I didn’t really think of the temporary oversized marshmallow sculpture in our front yard as a calendar until we were about a third of the way through, when all of a sudden, I thought, “this white plastic glacier is shrinking. Time is flying! The dark will be replaced by light. The subzero weather will end.”  Today may be 21 degrees, but the way we’re plowing through these bales, the end is in sight. As each bale gets chained up and carted to the barnyard I’m looking at three more days progress toward Spring.  From five rows we’re down to two full rows plus one bale. 
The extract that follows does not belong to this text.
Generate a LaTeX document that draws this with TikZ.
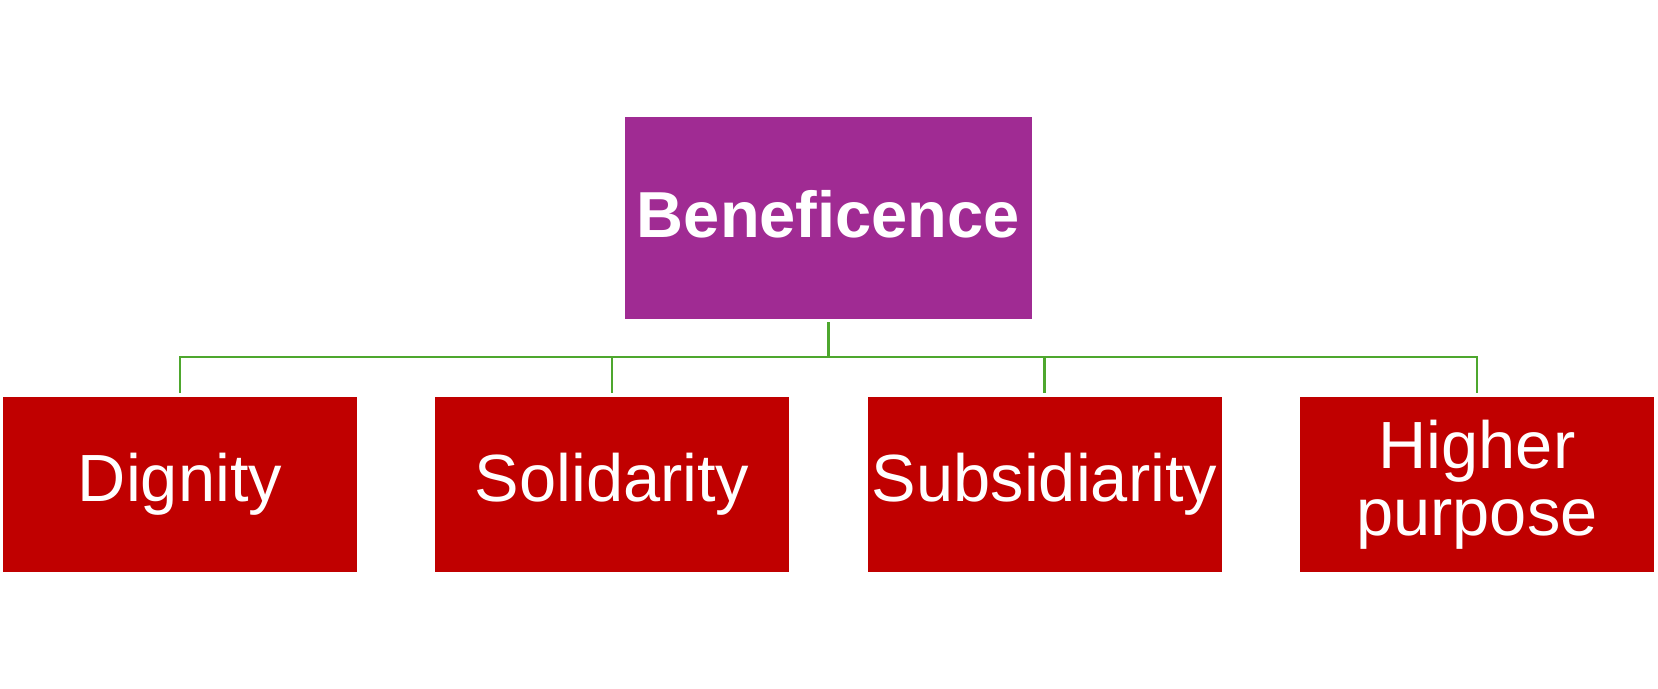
\documentclass[tikz,border=0pt]{standalone}
\usepackage{fontspec}
\setmainfont{Liberation Sans}
\usepackage{xcolor}
\definecolor{topcolor}{HTML}{A02B93}
\definecolor{valuecolor}{HTML}{C00000}
\definecolor{linkcolor}{HTML}{4EA72E}
\usepackage{tikz}
\usetikzlibrary{positioning, calc}

\tikzset{
  rootbox/.style={fill=topcolor, text=white, minimum width=12.21cm, minimum height=6.06cm,
    inner sep=0pt, outer sep=0.09cm, font=\fontsize{55.5}{55.5}\selectfont\bfseries},
  valuebox/.style={fill=valuecolor, text=white, minimum width=10.62cm, minimum height=5.25cm,
    inner sep=0pt, outer sep=0.12cm, align=center, font=\fontsize{57}{57}\selectfont},
  link/.style={draw=linkcolor, line width=2.1pt}
}

\begin{document}
\begin{tikzpicture}[x=0.03cm, y=-0.03cm]
  \useasboundingbox (0,0) rectangle (1658,688);
  \node[rootbox] (root) at (828.5,218) {\raisebox{0.24cm}{Beneficence}};
  \coordinate (bus) at (828.5,357);
  \foreach \i/\xpos/\name in {
    1/180/Dignity,
    2/612/Solidarity,
    3/1044.5/Subsidiarity,
    4/1477/Higher\\purpose%
  } {
    \node[valuebox] (val\i) at (\xpos,484.5) {\name};
    \draw[link] (root.south) -- (root.south |- bus) -| (val\i.north);
  }
\end{tikzpicture}
\end{document}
These round bales won’t hold us until the grass is green in the fields. We bought enough to get us just inside a month before lambing season when we need to switch to small square bales to limit the amount of hay our pregnant ewes eat.  Hay takes up a lot of space in the four stomach chambers of a sheep and when you add twins (or triplets) in there, let’s just say the innards can run out of room and force parts to prolapse.   My point is, I don’t care that my oversized calendar won’t get me to warm weather. I just need it to get me to the action! When that last bale gets finished off, we’ll be about ten days away from shearing day and shearing day is when they’ll all get rolled on their butts for their hair cut and we’ll likely see which udders have begun to swell, which means we’ll know who’s pregnant and then a whole new crazy, nerve-wracking, exhilarating clock kicks in!  We’ll have more deep freeze, hopefully more snow, but bale by bale, the season is moving along, three days at a time.